Stanborrough, Maine, novembre 1941. Un petit bataillon conduit par le commandant Rainsford enquête sur la perte d’un vagabond qui aurait été vu dans les forêts ancestrales du Maine. Peut-être celles de Stephen King, poursuivi par un prédateur et 4 molosses en furie. Déplacer, en pleine guerre, des militaires pour un banal fait divers, c’est quand même étrange. Et si le chasseur en question était le fameux comte Zaroff qu’on croyait disparu ?

Le capitaine Rainsford, à la tête des militaires, aimerait bien que ce soit lui. Pourquoi ? Parce qu’il a justement ordre de le ramener à Washington où les grosses légumes du Bureau scientifique de la Recherche et Développement veulent le rencontrer.

Son ancienne flamme de jeunesse, alors qu’il était encore en Russie, est une scientifique talentueuse qui travaille pour l’organisme russe chargé de réaliser une bombe atomique. Comme les Allemands sont proches d’acquérir la leur, et que le projet américain a pris un peu de retard, l’armée doit absolument le persuader de passer à l’ouest.

                                  


Mais comment convaincre une patriote soviétique de collaborer avec le démon américain ? Peut-être en lui envoyant son ancien amant à qui ont fait miroiter la liberté et la plus dangereuse des chasses : celle aux nazis. Il y a bien des choses, que le Oppenheimer de Christopher Nolan ne nous a pas dites.

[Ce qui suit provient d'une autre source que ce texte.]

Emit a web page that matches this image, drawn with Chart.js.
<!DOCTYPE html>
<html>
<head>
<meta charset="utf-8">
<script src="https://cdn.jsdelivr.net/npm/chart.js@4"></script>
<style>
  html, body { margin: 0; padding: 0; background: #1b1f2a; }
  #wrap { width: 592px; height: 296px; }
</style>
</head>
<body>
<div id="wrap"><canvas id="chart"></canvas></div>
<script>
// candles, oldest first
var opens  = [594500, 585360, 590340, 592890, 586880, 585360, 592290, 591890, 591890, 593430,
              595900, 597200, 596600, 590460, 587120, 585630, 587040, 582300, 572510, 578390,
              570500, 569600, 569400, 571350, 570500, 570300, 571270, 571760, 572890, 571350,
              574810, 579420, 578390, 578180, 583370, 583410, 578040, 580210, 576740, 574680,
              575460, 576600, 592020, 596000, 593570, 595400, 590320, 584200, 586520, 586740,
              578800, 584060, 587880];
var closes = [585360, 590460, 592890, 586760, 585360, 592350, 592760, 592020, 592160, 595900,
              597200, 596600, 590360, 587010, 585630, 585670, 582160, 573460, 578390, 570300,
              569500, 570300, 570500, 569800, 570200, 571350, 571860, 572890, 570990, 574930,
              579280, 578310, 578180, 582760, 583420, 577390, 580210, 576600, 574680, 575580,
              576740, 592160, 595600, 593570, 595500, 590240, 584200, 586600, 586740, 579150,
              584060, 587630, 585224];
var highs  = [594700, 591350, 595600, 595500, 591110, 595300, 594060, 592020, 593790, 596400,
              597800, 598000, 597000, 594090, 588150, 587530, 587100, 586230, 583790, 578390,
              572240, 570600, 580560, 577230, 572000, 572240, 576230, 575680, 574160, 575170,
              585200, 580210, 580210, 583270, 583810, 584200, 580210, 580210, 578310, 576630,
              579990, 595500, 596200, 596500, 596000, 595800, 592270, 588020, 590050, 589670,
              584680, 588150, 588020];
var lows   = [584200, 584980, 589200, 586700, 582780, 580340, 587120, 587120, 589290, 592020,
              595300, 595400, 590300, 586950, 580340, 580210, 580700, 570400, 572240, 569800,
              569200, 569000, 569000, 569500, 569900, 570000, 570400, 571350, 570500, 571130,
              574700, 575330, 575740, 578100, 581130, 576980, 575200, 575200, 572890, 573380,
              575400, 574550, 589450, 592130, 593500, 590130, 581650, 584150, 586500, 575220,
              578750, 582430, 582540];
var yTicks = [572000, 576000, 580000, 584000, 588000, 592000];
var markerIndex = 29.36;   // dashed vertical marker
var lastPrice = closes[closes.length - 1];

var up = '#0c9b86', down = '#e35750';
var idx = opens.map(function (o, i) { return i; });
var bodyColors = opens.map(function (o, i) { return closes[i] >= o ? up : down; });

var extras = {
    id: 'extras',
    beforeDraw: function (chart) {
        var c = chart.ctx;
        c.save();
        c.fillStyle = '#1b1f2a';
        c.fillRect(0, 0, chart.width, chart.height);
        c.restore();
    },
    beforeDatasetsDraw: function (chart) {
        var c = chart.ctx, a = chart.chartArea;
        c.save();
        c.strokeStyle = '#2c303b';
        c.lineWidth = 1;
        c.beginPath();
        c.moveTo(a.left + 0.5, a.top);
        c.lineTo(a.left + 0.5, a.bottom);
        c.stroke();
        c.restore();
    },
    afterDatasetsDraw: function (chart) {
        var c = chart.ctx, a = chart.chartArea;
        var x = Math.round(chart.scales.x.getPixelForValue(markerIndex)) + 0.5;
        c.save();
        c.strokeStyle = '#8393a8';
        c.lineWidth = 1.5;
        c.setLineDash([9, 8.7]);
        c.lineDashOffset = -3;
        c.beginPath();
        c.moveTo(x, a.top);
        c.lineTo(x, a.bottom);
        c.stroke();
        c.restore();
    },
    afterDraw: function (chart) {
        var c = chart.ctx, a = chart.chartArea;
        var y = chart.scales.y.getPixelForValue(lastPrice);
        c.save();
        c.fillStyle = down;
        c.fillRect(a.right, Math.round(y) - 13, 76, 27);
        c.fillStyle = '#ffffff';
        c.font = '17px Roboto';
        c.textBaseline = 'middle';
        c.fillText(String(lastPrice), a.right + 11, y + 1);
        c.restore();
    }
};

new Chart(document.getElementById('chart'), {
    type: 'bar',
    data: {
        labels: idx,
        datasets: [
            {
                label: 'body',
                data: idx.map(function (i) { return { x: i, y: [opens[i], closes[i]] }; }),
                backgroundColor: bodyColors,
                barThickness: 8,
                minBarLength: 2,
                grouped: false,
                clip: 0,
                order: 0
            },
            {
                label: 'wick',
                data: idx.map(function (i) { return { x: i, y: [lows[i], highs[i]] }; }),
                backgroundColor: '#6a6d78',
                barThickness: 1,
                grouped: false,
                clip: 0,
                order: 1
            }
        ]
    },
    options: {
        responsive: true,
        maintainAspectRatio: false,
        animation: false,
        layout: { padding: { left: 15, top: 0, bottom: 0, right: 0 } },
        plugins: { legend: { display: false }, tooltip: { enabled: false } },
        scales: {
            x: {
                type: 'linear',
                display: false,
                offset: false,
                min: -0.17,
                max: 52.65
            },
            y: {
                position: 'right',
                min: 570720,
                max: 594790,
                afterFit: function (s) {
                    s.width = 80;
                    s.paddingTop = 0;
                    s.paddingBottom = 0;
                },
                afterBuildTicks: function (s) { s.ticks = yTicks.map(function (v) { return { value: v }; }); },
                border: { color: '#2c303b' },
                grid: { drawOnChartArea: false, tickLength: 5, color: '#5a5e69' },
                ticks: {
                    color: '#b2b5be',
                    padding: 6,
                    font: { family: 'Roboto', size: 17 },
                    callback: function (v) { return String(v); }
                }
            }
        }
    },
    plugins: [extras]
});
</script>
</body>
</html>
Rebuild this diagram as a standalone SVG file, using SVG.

Que je fus content, quand le livreur sonna à ma porte avec la Vengeance de Zaroff. Enchaînement de Zaroff 


                                              


une bande dessinée qui avait fait partie de mon top 10 l’année de sa publication. J’étais heureux, mais aussi un brin craintif. Après tout, le premier tome m’avait à ce point impressionné que l’enjeu d’en faire un second me paraissait un peu casse-gueule. Je me demandais ce que Miville-Deschênes et Runberg allaient pouvoir dire de nouveau sur ce personnage. Le précédent tome me semblait tellement parfait que j’avais peur que la suite soit un peu artificielle, pour ne pas dire inutile.

                                          


Je dois admettre que je me suis trompé royalement. Le défi a été relevé haut la main. Non seulement il le complète à merveille, mais j’oserais dire qu’il est même supérieur.

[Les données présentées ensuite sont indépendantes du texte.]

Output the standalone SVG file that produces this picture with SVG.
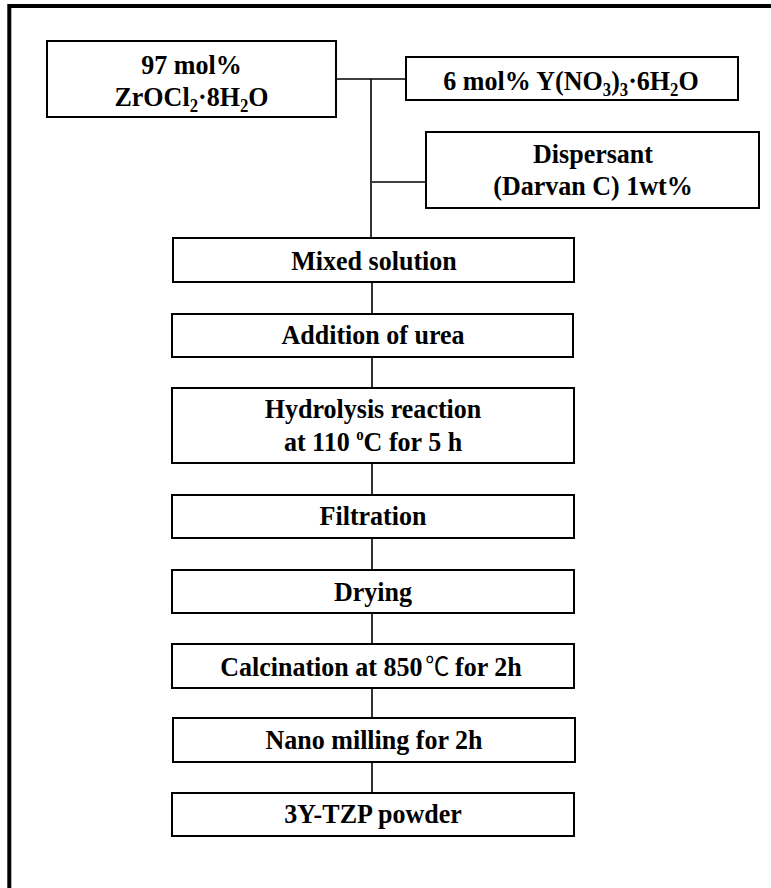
<svg xmlns="http://www.w3.org/2000/svg" width="771" height="888" viewBox="0 0 771 888">
<style>
.box{fill:#fff;stroke:#000;stroke-width:2}
.t{font-family:"Liberation Serif","Times New Roman",serif;font-weight:bold;font-size:28px;text-anchor:middle;fill:#000}
.s{font-size:18px}
.con{fill:none;stroke:#000;stroke-width:1.6}
</style>
<rect x="0" y="0" width="771" height="888" fill="#fff"/>
<rect x="9.3" y="6" width="800" height="920" fill="none" stroke="#000" stroke-width="4"/>
<g id="connectors">
<path class="con" d="M336 79H406M371 79V238M372 182H426M372 282V314M372 357V388M372 463V495M372 538V570M372 613V644M372 688V718M372 762V793"/>
</g>
<g id="n1"><rect class="box" x="47" y="41" width="289" height="76"/>
<text class="t" transform="matrix(0.93 0 0 1 191.5 0)" x="0" y="74">97 mol%</text>
<text class="t" transform="matrix(0.93 0 0 1 191.5 0)" x="0" y="106">ZrOCl<tspan class="s" dy="6">2</tspan><tspan dy="-6">·8H</tspan><tspan class="s" dy="6">2</tspan><tspan dy="-6">O</tspan></text></g>
<g id="n2"><rect class="box" x="406" y="57" width="332" height="43"/>
<text class="t" transform="matrix(0.93 0 0 1 571 0)" x="0" y="90">6 mol% Y(NO<tspan class="s" dy="6">3</tspan><tspan dy="-6">)</tspan><tspan class="s" dy="6">3</tspan><tspan dy="-6">·6H</tspan><tspan class="s" dy="6">2</tspan><tspan dy="-6">O</tspan></text></g>
<g id="n3"><rect class="box" x="426" y="132" width="333" height="76"/>
<text class="t" transform="matrix(0.93 0 0 1 593 0)" x="0" y="163">Dispersant</text>
<text class="t" transform="matrix(0.93 0 0 1 593 0)" x="0" y="195">(Darvan C) 1wt%</text></g>
<g id="n4"><rect class="box" x="173" y="238" width="401" height="44"/>
<text class="t" transform="matrix(0.93 0 0 1 374 0)" x="0" y="270">Mixed solution</text></g>
<g id="n5"><rect class="box" x="172" y="314" width="401" height="43"/>
<text class="t" transform="matrix(0.93 0 0 1 373 0)" x="0" y="344">Addition of urea</text></g>
<g id="n6"><rect class="box" x="172" y="388" width="402" height="75"/>
<text class="t" transform="matrix(0.93 0 0 1 373 0)" x="0" y="418">Hydrolysis reaction</text>
<text class="t" transform="matrix(0.93 0 0 1 373 0)" x="0" y="451">at 110 <tspan class="s" dy="-11" style="font-size:16px">o</tspan><tspan dy="11">C for 5 h</tspan></text></g>
<g id="n7"><rect class="box" x="172" y="495" width="402" height="43"/>
<text class="t" transform="matrix(0.93 0 0 1 373 0)" x="0" y="525">Filtration</text></g>
<g id="n8"><rect class="box" x="172" y="570" width="402" height="43"/>
<text class="t" transform="matrix(0.93 0 0 1 373 0)" x="0" y="601">Drying</text></g>
<g id="n9"><rect class="box" x="172" y="644" width="402" height="44"/>
<text class="t" transform="matrix(0.93 0 0 1 371 0)" x="0" y="676">Calcination at 850<tspan dx="3" style="font-family:'Noto Sans CJK KR','Noto Sans CJK SC',sans-serif;font-weight:normal;font-size:26px">℃</tspan><tspan dx="6">for 2h</tspan></text></g>
<g id="n10"><rect class="box" x="173" y="718" width="402" height="44"/>
<text class="t" transform="matrix(0.93 0 0 1 374 0)" x="0" y="749">Nano milling for 2h</text></g>
<g id="n11"><rect class="box" x="172" y="793" width="402" height="43"/>
<text class="t" transform="matrix(0.93 0 0 1 373 0)" x="0" y="823">3Y-TZP powder</text></g>
</svg>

Il faut avouer que l’idée de lui faire jouer un rôle improbable dans la Seconde Guerre mondiale est un filon irrésistible. Que les auteurs ont su exploiter avec intelligence. Après tout, un chasseur du talent de Zaroff est au bon endroit dans un théâtre aussi chaotique que l’Union soviétique pendant l’invasion allemande. Et puis seule une bête encore plus implacable et atroce que les nazis peut les vaincre. Et pour être plus impitoyable et cruelle que les nazis, Zaroff l’est.

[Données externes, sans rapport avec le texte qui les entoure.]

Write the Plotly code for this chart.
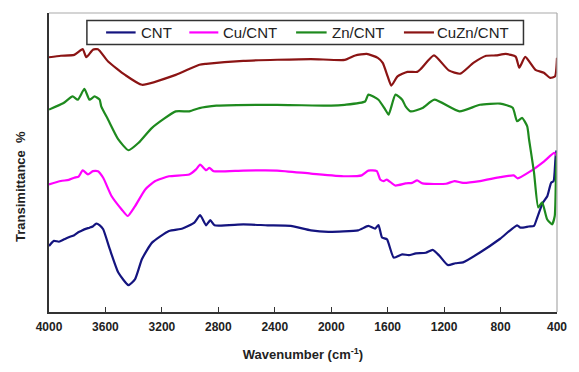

Si la bédé est rythmée, pleine de rebondissements, sans temps morts, avec une conclusion particulièrement réussie, si elle nous tient en haleine du début à la fin c’est évidemment grâce au scénario de Runberg et de Miville-Deschênes. Ces derniers ont su concocter une suite parfaite où le comte s’affranchit de la nouvelle de Richard Connell, et du légendaire film qui en a été tiré, pour se mouler à leur plume. Exit le mythique Zaroff d’une autre époque. Bienvenue dans le nouveau Zaroff plus ambigu, plus humain, plus imprévisible, plus incontrôlable, moins archétypale mais toujours, sinon plus, dangereux. Surtout avec la bénédiction de l’armée américaine.

Miville-Deschênes prend un plaisir fou à illustrer cette expédition folle, pleine de neiges inquiétantes, de froid insoutenable, de forêts étouffantes, de nuits anxiogènes et de crépuscules sanglants. Le réalisme dynamique du dessinateur cadre parfaitement dans une histoire où aucune porte de sortie ne semble exister.

Miville-Deschênes est en parfaite harmonie avec le scénario. L’efficacité redoutable de son trait, sa retenue et son montage cinématographique transforment cette chasse en une angoissante symphonie sanglante. Celle de la proie qui sent l’hallali sonner. Celle du chasseur qui s’amuse avec elle avant de la croquer par la suite


Si j’ai passé un aussi bon moment avec Zaroff on ne peut pas dire de même du capitaine Rainsford… Mais chut, ceci est une autre histoire.

Miville-Deschênes, Runberg, La vengeance de Zaroff, Lombard.